Kirche aktuell

Kirchen als touristische Hotspots Wie Kultur und Spiritualität das Reisen prägen

Prorektor Theologische Hochschule Chur
Christian Cebulj

Professor für Religionspädagogik und Katechetik und Projektleiter Religion - Kultur - Tourismus

Christian Cebulj
Sinnsuche und Sehnsucht nach dem Paradies: Religion und Reisen haben viele Bezüge. Eine Tagung in Zürich geht der Frage nach, wie das Wertschöpfungspotenzial des Kulturtourismus intensiver genutzt werden kann. Christian Cebulj, Theologe der Hochschule Chur, ist einer der Initiatoren.
04. Juni 2024

Religion und Reisen haben gemeinsame Wurzeln. Schon in den ältesten antiken Reisegeschichten der europäischen Kulturgeschichte schreiben Menschen sich das Fernweh von der Seele. Dabei dienen Texte wie das Gilgamesch-Epos, die Odyssee oder die Aeneis weniger der Unterhaltung als vielmehr der Sinn- und Identitätsstiftung, die darauf abzielen, die Sehnsucht nach dem Paradies und die Flüchtigkeit des Lebens zu beschreiben.

Später führen die Wallfahrten und Pilgerreisen des Mittelalters dazu, dass Religion und Glaube nicht nur geistig, sondern auch zeitlich, räumlich und materiell erfahrbar werden. Das Reisen ermöglicht damals wie heute Momente des Ausseralltäglichen, wodurch Religion und Tourismus aufeinander verwiesen sind.

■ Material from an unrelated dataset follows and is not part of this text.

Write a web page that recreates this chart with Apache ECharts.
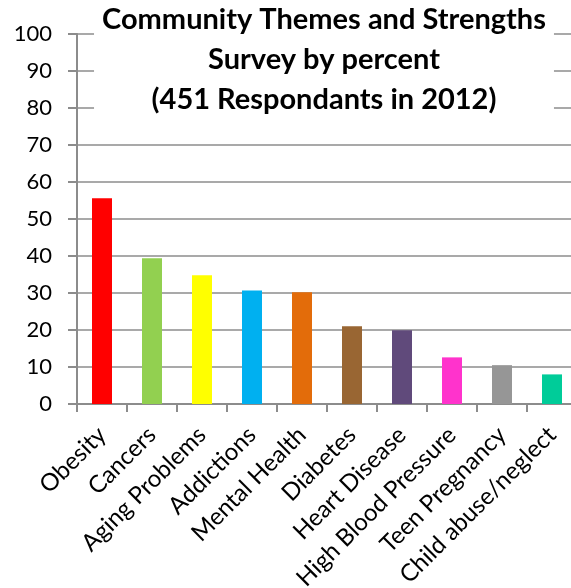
<!DOCTYPE html>
<html>
<head>
<meta charset="utf-8">
<script src="https://cdn.jsdelivr.net/npm/echarts@6/dist/echarts.min.js"></script>
<style>
    html, body { margin: 0; padding: 0; background: #fff; }
    #main { width: 571px; height: 588px; }
</style>
</head>
<body>
<div id="main"></div>
<script>
// 数据
const categories = ['Obesity', 'Cancers', 'Aging Problems', 'Addictions', 'Mental Health',
    'Diabetes', 'Heart Disease', 'High Blood Pressure', 'Teen Pregnancy', 'Child abuse/neglect'];
const percents = [55.6, 39.4, 34.8, 30.7, 30.2, 21.0, 19.9, 12.6, 10.5, 8.0];
const barColors = ['#ff0000', '#92d050', '#ffff00', '#00b0f0', '#e36c0a',
    '#996633', '#604a7b', '#ff33cc', '#969696', '#00cc99'];
const titleLines = ['Community Themes and Strengths', 'Survey by percent', '(451 Respondants in 2012)'];

const font = 'Lato, "Open Sans", sans-serif';
const lineColor = '#8c8c8c';

let option = {
    animation: false,
    backgroundColor: '#fff',
    // 标题（白底压在网格线上）
    title: {
        text: titleLines.join('\n'),
        left: 316,
        top: 0,
        textAlign: 'center',
        backgroundColor: '#fff',
        padding: [0, 8, 4, 8],
        textStyle: {
            fontFamily: font,
            fontWeight: 'bold',
            fontSize: 29,
            lineHeight: 40,
            color: '#000'
        }
    },
    grid: {
        left: 77,
        top: 34,
        width: 500,
        height: 370,
        containLabel: false,
        outerBoundsMode: 'none'
    },
    xAxis: {
        type: 'category',
        data: categories,
        axisLine: { lineStyle: { color: lineColor, width: 2 } },
        axisTick: { show: true, interval: 0, length: 8, lineStyle: { color: lineColor, width: 2 } },
        axisLabel: {
            rotate: 45,
            margin: 27,
            interval: 0,
            fontFamily: font,
            fontSize: 24,
            color: '#000'
        }
    },
    yAxis: {
        type: 'value',
        min: 0,
        max: 100,
        interval: 10,
        axisLine: { show: true, lineStyle: { color: lineColor, width: 2 } },
        axisTick: { show: true, inside: false, length: 9, lineStyle: { color: lineColor, width: 2 } },
        splitLine: { show: true, lineStyle: { color: lineColor, width: 1.5 } },
        axisLabel: {
            margin: 25,
            fontFamily: font,
            fontSize: 22,
            color: '#000'
        }
    },
    series: [{
        type: 'bar',
        barWidth: 20,
        data: percents.map((v, i) => ({ value: v, itemStyle: { color: barColors[i] } }))
    }]
};

// 初始化
const chart = echarts.init(document.getElementById('main'));
chart.setOption(option);
</script>
</body>
</html>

Neben einem religiös und spirituell motivierten Tourismus, der Phänomene wie Klosterretreats und Besuche sogenannter auratischer Orte umfasst, spielt heute das weite Feld des Religionstourismus eine wichtige Rolle: Kirchenräume verzeichnen auch ausserhalb der Gottesdienste ein steigendes touristisches Interesse.

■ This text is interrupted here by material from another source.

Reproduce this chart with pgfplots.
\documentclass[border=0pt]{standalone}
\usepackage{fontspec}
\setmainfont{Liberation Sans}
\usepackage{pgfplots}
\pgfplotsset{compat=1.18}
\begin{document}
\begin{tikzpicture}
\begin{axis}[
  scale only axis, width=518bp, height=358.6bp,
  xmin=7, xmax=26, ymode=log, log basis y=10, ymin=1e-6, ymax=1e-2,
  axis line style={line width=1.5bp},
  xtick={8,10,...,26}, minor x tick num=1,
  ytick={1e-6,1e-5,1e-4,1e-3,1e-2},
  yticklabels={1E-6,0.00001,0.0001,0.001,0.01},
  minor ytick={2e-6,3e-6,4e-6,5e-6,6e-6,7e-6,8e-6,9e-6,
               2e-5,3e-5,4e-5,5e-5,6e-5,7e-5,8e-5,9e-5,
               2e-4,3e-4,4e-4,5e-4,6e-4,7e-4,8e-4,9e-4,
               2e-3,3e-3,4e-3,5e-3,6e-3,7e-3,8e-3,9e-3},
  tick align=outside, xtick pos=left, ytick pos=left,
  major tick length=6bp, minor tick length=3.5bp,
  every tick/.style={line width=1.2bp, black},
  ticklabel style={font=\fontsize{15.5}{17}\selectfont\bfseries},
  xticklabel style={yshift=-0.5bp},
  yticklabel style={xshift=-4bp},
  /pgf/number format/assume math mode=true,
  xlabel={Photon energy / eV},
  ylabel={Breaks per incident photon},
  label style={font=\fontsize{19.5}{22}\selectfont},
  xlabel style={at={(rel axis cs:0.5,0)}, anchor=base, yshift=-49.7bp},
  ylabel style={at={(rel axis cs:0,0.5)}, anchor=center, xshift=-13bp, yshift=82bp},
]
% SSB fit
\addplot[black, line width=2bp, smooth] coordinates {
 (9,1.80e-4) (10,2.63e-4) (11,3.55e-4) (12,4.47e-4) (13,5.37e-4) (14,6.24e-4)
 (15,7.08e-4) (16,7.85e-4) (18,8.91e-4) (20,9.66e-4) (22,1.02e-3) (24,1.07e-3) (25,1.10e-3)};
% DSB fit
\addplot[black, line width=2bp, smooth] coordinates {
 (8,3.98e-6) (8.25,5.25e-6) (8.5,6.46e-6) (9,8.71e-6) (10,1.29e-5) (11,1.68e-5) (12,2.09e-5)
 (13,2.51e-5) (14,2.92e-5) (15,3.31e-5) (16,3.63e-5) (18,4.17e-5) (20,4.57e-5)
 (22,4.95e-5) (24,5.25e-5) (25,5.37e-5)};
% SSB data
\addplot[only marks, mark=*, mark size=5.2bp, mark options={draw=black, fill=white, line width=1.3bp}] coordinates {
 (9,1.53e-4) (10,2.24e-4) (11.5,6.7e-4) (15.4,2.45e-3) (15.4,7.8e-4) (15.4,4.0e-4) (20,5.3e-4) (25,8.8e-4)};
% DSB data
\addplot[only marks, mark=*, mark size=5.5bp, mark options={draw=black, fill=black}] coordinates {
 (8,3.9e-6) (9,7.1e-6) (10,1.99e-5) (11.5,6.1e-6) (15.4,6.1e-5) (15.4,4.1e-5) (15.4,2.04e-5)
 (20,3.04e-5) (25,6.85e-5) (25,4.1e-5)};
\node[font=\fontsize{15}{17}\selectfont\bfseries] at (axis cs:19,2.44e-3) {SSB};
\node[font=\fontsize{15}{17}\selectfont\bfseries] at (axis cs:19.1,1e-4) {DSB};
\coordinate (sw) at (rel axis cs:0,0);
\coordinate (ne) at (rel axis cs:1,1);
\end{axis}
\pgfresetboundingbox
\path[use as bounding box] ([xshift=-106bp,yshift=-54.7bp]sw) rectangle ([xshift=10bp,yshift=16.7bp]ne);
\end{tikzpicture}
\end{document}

Von Neugier bis zur religiösen Dimension

Die Besichtigung von Kathedralen und Klöstern rangiert ganz oben auf der Beliebtheitsskala kultureller Urlaubsaktivitäten. Religion erfährt durch den Tourismus nicht nur neue Relevanz, sondern gerät dabei auch in ein ihr zunächst fremdes Kommunikationsfeld. Für die praktisch-theologische Forschung sind dabei Phänomene der Transformation von Religion interessant, wie sie etwa touristisch genutzte religiöse Orte durchlaufen. Im Tourismus zeigen sich u.a. Praktiken von Materialität und Performanz, welche die Forschungsfrage nach sich ziehen, wie sich ausgehend von touristischer Neugier die ästhetischen, affektiven, kognitiven und religiösen Dimensionen des Reisens durch Bildung erschliessen, vertiefen und verbinden lassen.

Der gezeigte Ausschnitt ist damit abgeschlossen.